WRITTEN REQUEST> Set the data down again, exactly as it reads, but without the pictures.

DATASET SECTION>
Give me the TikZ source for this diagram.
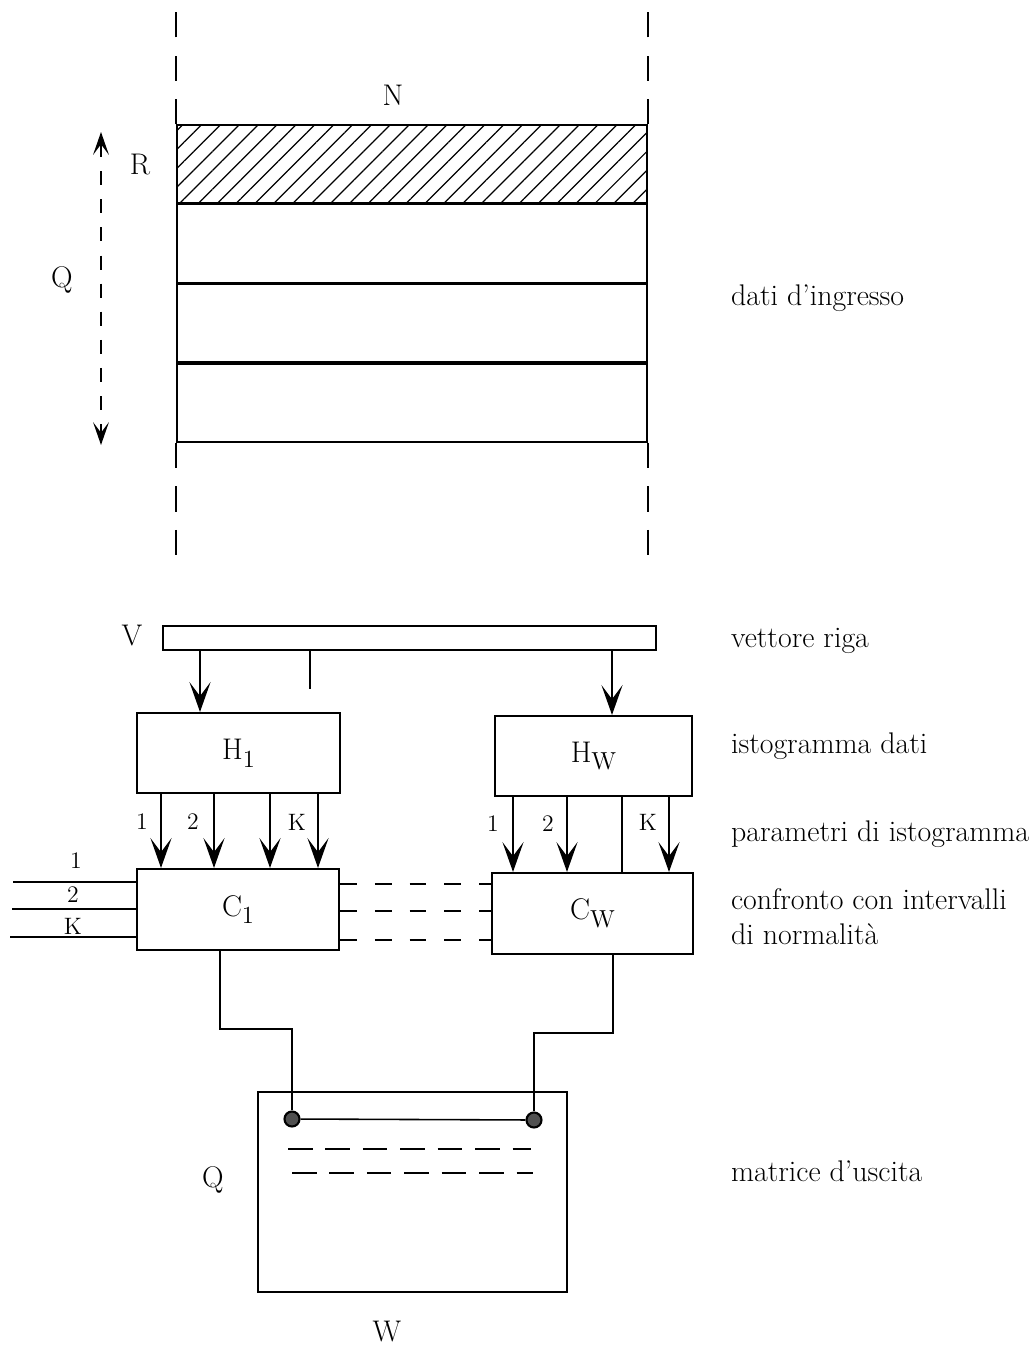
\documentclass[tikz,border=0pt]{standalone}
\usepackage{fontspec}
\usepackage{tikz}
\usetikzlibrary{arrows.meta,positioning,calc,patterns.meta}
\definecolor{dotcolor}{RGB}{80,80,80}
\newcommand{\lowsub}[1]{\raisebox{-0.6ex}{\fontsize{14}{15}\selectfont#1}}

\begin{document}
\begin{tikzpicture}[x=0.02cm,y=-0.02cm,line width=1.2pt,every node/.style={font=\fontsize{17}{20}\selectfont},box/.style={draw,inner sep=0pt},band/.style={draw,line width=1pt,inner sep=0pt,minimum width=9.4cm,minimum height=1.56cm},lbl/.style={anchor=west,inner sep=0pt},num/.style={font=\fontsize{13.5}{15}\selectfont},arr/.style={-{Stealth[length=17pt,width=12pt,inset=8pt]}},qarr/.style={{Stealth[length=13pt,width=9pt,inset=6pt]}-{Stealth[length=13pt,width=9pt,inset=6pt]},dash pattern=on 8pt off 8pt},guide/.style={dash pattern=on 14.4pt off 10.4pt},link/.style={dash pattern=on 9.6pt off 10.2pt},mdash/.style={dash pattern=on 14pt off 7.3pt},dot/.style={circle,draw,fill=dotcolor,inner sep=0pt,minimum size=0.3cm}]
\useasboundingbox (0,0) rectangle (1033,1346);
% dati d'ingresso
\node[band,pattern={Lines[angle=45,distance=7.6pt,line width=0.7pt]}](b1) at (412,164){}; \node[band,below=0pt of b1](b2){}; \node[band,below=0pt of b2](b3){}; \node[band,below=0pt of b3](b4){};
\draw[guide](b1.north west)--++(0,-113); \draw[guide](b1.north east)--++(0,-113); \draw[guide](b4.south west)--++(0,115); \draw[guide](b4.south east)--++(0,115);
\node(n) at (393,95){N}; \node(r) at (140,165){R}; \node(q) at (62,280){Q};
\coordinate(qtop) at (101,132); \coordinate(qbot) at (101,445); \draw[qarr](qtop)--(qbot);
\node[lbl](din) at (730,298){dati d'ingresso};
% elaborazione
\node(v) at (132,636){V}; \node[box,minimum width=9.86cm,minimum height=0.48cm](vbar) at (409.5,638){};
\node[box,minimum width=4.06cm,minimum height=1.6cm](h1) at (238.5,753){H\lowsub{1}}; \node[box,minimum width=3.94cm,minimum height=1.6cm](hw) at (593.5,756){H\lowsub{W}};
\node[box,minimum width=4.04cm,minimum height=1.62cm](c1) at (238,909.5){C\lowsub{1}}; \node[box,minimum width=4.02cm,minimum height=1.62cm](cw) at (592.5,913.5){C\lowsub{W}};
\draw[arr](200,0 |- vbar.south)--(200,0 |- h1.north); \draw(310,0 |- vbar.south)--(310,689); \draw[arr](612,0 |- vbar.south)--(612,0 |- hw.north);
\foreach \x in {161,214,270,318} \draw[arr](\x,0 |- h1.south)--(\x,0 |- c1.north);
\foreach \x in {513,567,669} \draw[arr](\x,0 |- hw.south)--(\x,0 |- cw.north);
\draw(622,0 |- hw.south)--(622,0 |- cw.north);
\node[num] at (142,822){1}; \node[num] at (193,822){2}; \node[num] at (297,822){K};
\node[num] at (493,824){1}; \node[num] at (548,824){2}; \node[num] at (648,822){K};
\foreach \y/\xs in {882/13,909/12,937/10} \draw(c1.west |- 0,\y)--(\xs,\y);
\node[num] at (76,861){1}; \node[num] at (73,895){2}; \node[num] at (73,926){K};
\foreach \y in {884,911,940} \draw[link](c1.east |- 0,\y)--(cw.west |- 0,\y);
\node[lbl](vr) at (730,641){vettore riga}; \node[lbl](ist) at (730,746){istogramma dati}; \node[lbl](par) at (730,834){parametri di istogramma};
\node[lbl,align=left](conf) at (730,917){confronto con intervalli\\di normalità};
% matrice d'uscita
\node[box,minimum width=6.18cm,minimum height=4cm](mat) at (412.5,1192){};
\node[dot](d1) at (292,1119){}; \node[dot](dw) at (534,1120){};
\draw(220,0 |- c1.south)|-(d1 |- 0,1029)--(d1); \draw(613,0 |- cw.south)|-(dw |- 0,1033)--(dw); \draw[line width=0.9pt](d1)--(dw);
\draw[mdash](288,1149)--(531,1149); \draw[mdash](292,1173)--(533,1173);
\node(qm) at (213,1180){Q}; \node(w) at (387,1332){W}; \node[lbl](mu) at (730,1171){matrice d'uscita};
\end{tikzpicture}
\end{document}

SOLUTION TO THE EXERCISE>
Give me the TikZ source for this diagram.
\documentclass[tikz,border=0pt]{standalone}
\usepackage{fontspec}
\usepackage{tikz}
\usetikzlibrary{arrows.meta,positioning,calc,patterns.meta}
\definecolor{dotcolor}{RGB}{80,80,80}
\newcommand{\lowsub}[1]{\raisebox{-0.6ex}{\fontsize{14}{15}\selectfont#1}}

\begin{document}
\begin{tikzpicture}[x=0.02cm,y=-0.02cm,line width=1.2pt,every node/.style={font=\fontsize{17}{20}\selectfont},box/.style={draw,inner sep=0pt},band/.style={draw,line width=1pt,inner sep=0pt,minimum width=9.4cm,minimum height=1.56cm},lbl/.style={anchor=west,inner sep=0pt},num/.style={font=\fontsize{13.5}{15}\selectfont},arr/.style={-{Stealth[length=17pt,width=12pt,inset=8pt]}},qarr/.style={{Stealth[length=13pt,width=9pt,inset=6pt]}-{Stealth[length=13pt,width=9pt,inset=6pt]},dash pattern=on 8pt off 8pt},guide/.style={dash pattern=on 14.4pt off 10.4pt},link/.style={dash pattern=on 9.6pt off 10.2pt},mdash/.style={dash pattern=on 14pt off 7.3pt},dot/.style={circle,draw,fill=dotcolor,inner sep=0pt,minimum size=0.3cm}]
\useasboundingbox (0,0) rectangle (1033,1346);
% dati d'ingresso
\node[band,pattern={Lines[angle=45,distance=7.6pt,line width=0.7pt]}](b1) at (412,164){}; \node[band,below=0pt of b1](b2){}; \node[band,below=0pt of b2](b3){}; \node[band,below=0pt of b3](b4){};
\draw[guide](b1.north west)--++(0,-113); \draw[guide](b1.north east)--++(0,-113); \draw[guide](b4.south west)--++(0,115); \draw[guide](b4.south east)--++(0,115);
\node(n) at (393,95){N}; \node(r) at (140,165){R}; \node(q) at (62,280){Q};
\coordinate(qtop) at (101,132); \coordinate(qbot) at (101,445); \draw[qarr](qtop)--(qbot);
\node[lbl](din) at (730,298){dati d'ingresso};
% elaborazione
\node(v) at (132,636){V}; \node[box,minimum width=9.86cm,minimum height=0.48cm](vbar) at (409.5,638){};
\node[box,minimum width=4.06cm,minimum height=1.6cm](h1) at (238.5,753){H\lowsub{1}}; \node[box,minimum width=3.94cm,minimum height=1.6cm](hw) at (593.5,756){H\lowsub{W}};
\node[box,minimum width=4.04cm,minimum height=1.62cm](c1) at (238,909.5){C\lowsub{1}}; \node[box,minimum width=4.02cm,minimum height=1.62cm](cw) at (592.5,913.5){C\lowsub{W}};
\draw[arr](200,0 |- vbar.south)--(200,0 |- h1.north); \draw(310,0 |- vbar.south)--(310,689); \draw[arr](612,0 |- vbar.south)--(612,0 |- hw.north);
\foreach \x in {161,214,270,318} \draw[arr](\x,0 |- h1.south)--(\x,0 |- c1.north);
\foreach \x in {513,567,669} \draw[arr](\x,0 |- hw.south)--(\x,0 |- cw.north);
\draw(622,0 |- hw.south)--(622,0 |- cw.north);
\node[num] at (142,822){1}; \node[num] at (193,822){2}; \node[num] at (297,822){K};
\node[num] at (493,824){1}; \node[num] at (548,824){2}; \node[num] at (648,822){K};
\foreach \y/\xs in {882/13,909/12,937/10} \draw(c1.west |- 0,\y)--(\xs,\y);
\node[num] at (76,861){1}; \node[num] at (73,895){2}; \node[num] at (73,926){K};
\foreach \y in {884,911,940} \draw[link](c1.east |- 0,\y)--(cw.west |- 0,\y);
\node[lbl](vr) at (730,641){vettore riga}; \node[lbl](ist) at (730,746){istogramma dati}; \node[lbl](par) at (730,834){parametri di istogramma};
\node[lbl,align=left](conf) at (730,917){confronto con intervalli\\di normalità};
% matrice d'uscita
\node[box,minimum width=6.18cm,minimum height=4cm](mat) at (412.5,1192){};
\node[dot](d1) at (292,1119){}; \node[dot](dw) at (534,1120){};
\draw(220,0 |- c1.south)|-(d1 |- 0,1029)--(d1); \draw(613,0 |- cw.south)|-(dw |- 0,1033)--(dw); \draw[line width=0.9pt](d1)--(dw);
\draw[mdash](288,1149)--(531,1149); \draw[mdash](292,1173)--(533,1173);
\node(qm) at (213,1180){Q}; \node(w) at (387,1332){W}; \node[lbl](mu) at (730,1171){matrice d'uscita};
\end{tikzpicture}
\end{document}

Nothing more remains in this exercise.